Your goal
What is the number of lines in the data that hold the string "this"? Reply with that number only.
## START Entries provided
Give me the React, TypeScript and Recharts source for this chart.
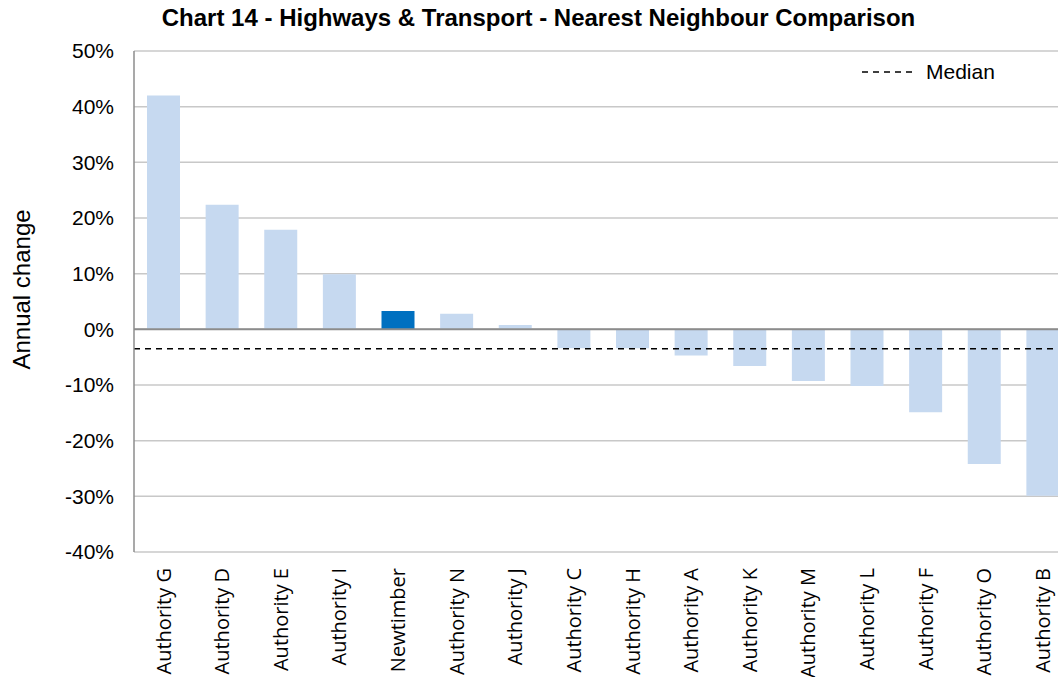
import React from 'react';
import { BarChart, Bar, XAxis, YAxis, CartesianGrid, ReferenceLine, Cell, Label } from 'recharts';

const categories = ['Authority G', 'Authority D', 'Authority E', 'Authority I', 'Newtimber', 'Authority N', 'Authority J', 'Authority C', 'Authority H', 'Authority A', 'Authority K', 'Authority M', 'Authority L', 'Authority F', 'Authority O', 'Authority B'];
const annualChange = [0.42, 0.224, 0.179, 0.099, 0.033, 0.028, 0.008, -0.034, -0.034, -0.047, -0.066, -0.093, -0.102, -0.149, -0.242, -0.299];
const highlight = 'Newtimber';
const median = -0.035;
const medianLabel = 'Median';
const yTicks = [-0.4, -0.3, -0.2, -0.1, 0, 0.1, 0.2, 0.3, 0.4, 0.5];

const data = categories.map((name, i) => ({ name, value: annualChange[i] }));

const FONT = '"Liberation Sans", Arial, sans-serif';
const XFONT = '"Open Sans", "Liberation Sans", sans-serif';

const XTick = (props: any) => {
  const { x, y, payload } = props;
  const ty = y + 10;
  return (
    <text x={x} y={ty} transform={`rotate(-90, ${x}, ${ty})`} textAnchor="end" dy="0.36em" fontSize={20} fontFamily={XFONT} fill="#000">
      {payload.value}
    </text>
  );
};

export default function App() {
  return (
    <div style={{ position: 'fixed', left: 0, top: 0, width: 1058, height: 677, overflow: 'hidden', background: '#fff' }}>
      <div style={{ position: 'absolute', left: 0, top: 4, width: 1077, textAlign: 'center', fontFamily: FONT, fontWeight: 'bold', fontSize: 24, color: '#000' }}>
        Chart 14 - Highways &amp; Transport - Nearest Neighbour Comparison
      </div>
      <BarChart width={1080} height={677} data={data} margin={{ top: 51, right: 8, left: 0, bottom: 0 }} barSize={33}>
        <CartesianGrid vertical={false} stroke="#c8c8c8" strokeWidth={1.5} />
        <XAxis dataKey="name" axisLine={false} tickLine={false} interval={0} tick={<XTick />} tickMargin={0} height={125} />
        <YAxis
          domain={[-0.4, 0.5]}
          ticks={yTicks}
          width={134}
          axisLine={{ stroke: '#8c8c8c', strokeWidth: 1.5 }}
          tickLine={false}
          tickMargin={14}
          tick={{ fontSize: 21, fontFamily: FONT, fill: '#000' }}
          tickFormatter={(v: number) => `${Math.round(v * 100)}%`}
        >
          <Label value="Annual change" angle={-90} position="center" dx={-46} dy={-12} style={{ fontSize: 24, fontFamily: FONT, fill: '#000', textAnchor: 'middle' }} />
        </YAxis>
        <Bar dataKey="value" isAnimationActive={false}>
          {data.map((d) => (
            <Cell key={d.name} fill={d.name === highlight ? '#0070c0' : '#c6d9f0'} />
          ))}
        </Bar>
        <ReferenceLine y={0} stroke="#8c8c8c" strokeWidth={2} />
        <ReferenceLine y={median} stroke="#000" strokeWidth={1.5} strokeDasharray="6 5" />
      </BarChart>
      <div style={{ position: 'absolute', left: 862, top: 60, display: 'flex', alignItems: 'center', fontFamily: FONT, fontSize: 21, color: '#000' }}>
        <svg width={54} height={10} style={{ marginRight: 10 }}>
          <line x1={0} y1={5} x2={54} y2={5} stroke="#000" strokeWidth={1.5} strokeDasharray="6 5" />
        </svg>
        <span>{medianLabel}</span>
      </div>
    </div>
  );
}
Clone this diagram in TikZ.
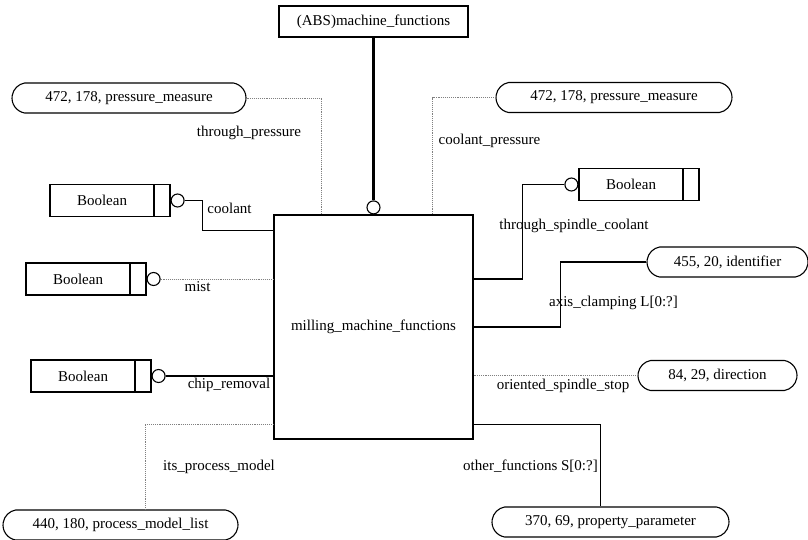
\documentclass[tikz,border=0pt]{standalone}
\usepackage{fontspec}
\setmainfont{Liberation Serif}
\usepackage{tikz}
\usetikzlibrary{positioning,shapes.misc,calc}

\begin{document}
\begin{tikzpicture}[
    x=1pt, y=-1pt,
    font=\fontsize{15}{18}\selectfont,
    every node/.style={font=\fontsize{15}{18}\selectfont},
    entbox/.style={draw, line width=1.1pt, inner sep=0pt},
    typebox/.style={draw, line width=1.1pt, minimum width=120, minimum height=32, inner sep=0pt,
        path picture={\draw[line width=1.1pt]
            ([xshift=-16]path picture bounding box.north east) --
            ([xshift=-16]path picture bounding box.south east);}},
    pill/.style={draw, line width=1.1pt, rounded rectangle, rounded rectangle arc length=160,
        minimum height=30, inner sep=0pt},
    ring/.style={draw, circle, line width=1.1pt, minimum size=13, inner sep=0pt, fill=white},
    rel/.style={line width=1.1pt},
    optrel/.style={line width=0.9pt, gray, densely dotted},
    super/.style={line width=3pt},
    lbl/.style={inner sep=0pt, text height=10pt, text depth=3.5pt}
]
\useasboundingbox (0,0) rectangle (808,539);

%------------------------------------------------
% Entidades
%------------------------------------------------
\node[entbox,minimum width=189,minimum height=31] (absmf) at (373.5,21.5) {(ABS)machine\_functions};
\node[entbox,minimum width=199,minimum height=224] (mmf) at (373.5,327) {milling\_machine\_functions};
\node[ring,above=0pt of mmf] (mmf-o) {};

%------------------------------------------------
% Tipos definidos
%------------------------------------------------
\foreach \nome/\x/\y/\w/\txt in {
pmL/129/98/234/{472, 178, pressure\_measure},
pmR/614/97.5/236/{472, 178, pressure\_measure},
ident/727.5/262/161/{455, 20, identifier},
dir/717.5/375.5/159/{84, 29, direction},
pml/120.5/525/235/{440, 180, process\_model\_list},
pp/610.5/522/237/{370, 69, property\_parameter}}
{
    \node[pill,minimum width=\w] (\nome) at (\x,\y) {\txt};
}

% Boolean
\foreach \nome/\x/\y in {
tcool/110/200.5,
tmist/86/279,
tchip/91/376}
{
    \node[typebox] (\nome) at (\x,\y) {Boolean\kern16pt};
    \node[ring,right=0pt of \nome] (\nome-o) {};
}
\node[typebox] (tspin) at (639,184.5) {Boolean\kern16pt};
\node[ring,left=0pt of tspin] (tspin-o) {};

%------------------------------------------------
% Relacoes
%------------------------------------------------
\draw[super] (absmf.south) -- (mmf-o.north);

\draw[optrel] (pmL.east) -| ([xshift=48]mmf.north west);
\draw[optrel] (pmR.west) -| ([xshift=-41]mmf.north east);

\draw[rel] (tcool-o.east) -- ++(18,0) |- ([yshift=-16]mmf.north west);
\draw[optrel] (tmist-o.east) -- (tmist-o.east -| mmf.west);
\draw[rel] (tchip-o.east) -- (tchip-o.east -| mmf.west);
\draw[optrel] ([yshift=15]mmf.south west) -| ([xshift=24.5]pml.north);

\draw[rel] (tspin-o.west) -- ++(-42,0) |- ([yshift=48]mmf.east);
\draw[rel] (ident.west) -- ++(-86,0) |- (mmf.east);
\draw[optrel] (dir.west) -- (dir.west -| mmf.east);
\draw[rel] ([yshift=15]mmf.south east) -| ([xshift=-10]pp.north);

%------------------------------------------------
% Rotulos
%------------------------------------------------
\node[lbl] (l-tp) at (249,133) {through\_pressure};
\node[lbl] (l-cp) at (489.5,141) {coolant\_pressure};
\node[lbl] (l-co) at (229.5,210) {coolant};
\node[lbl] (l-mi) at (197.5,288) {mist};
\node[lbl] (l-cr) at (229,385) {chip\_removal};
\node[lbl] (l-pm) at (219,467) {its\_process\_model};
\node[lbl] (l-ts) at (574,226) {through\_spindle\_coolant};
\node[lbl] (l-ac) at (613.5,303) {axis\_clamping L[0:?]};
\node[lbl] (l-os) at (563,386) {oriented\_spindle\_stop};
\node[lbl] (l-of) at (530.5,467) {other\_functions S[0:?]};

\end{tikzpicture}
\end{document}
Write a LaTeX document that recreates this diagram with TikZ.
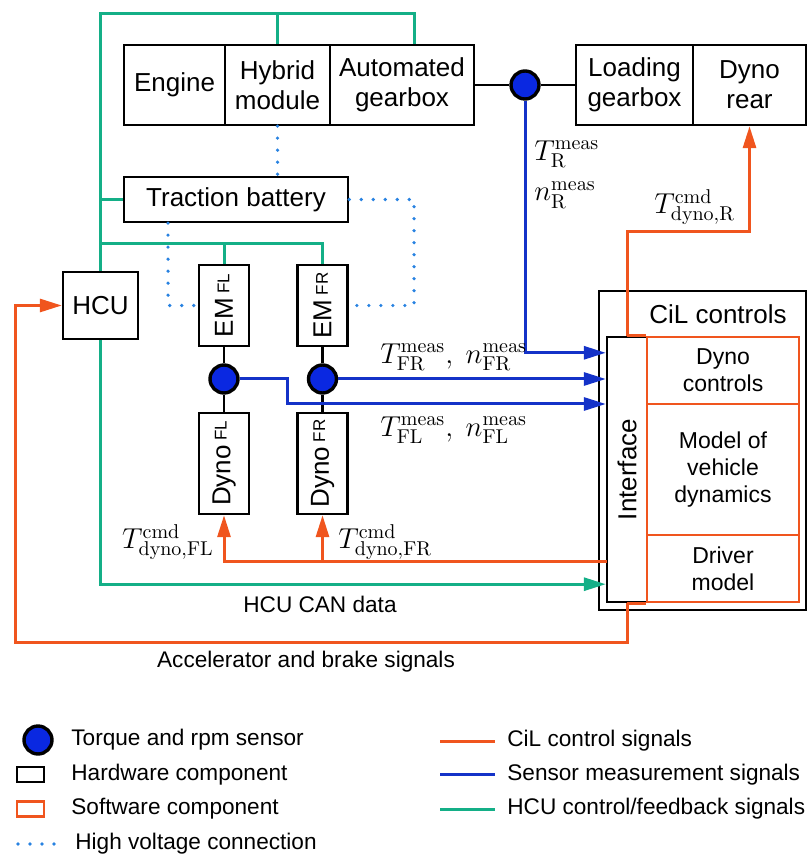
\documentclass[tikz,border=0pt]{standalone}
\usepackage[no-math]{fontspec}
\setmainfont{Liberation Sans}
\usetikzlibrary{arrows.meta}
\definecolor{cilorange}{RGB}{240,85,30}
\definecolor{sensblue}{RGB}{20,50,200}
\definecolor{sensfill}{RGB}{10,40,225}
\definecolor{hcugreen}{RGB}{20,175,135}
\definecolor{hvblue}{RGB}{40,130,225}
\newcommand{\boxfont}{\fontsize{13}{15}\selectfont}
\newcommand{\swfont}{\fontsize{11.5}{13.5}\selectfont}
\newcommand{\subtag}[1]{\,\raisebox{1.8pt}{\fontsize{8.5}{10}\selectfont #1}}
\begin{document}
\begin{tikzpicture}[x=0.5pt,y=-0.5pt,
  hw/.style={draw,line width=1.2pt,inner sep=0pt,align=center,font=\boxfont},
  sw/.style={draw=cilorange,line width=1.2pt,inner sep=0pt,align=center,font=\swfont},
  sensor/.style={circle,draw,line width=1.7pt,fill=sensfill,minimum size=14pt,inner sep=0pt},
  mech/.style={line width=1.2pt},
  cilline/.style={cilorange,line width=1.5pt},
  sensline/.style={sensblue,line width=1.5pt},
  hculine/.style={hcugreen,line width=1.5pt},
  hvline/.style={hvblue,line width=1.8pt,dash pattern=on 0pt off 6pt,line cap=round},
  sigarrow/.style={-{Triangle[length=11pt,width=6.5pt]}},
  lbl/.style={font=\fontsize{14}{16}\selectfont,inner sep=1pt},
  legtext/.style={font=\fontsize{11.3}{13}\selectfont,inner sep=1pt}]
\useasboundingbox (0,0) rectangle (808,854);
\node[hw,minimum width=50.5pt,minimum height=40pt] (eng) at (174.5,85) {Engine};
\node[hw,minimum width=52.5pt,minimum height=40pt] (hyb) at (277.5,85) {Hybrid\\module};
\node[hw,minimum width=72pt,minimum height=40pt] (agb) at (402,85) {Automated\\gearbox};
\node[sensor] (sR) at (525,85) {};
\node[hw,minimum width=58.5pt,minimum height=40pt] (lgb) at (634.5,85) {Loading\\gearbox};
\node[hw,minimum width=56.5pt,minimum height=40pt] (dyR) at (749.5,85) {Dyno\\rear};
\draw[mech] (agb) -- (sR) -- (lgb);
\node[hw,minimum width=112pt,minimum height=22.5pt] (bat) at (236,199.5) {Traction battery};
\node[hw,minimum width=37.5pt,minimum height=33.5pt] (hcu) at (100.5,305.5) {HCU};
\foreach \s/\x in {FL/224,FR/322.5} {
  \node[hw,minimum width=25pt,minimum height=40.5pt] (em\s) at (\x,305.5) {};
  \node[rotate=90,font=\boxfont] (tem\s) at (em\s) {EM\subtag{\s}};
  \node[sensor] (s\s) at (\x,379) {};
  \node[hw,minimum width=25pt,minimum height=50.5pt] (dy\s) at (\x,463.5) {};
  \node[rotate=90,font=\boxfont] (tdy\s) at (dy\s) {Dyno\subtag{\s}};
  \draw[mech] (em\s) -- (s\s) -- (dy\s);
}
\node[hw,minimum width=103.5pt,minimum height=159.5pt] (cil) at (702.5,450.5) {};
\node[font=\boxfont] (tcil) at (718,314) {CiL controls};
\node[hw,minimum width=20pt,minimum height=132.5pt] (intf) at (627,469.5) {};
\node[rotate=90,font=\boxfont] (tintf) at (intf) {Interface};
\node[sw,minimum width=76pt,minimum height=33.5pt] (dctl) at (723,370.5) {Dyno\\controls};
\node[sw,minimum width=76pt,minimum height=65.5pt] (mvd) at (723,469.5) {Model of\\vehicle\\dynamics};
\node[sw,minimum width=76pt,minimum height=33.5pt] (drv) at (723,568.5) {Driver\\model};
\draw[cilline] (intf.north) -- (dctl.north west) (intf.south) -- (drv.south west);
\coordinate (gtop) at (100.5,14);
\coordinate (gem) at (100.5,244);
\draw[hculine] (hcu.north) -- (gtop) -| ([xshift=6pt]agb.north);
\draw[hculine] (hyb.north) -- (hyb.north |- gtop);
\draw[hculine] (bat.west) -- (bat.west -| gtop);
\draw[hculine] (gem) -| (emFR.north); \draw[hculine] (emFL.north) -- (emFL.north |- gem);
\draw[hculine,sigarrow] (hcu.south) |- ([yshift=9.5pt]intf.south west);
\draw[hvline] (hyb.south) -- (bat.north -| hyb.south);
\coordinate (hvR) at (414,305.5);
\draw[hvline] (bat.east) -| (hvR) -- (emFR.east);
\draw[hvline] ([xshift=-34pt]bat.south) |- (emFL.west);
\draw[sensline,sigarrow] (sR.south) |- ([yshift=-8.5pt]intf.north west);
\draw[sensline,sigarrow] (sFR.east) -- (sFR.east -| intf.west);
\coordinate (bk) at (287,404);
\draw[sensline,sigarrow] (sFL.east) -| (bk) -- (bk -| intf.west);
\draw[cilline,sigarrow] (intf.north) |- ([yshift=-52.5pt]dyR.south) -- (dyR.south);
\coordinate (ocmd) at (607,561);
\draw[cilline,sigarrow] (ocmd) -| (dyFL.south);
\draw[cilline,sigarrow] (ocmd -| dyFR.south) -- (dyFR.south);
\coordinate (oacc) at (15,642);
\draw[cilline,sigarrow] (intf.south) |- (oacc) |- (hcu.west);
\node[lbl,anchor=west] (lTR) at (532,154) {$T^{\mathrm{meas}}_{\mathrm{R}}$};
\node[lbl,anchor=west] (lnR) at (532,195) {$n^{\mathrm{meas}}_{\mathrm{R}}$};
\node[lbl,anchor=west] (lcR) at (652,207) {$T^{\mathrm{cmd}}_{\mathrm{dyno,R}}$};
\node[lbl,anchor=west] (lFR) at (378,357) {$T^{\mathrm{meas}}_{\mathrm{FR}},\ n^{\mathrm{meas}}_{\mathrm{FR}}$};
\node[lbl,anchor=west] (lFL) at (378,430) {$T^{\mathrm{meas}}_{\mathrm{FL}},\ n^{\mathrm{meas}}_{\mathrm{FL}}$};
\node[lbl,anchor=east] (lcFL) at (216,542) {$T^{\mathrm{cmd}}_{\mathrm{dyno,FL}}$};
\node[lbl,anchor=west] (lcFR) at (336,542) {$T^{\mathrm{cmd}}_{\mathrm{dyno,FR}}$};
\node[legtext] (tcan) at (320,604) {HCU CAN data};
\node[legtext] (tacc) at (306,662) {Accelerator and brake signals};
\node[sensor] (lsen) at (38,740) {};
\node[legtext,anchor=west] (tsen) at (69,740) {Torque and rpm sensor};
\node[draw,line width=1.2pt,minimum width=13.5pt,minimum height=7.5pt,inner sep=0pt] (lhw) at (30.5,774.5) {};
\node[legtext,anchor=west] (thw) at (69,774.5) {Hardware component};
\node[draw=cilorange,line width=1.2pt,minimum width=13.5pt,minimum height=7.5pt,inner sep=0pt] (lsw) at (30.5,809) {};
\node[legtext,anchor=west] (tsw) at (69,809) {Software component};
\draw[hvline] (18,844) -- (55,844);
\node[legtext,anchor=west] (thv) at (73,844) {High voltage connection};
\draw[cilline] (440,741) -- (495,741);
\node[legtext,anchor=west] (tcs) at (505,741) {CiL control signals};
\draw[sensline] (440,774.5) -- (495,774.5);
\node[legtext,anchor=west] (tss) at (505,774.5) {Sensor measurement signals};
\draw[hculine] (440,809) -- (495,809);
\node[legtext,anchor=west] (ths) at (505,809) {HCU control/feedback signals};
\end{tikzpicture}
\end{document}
## END Entries provided
Result
3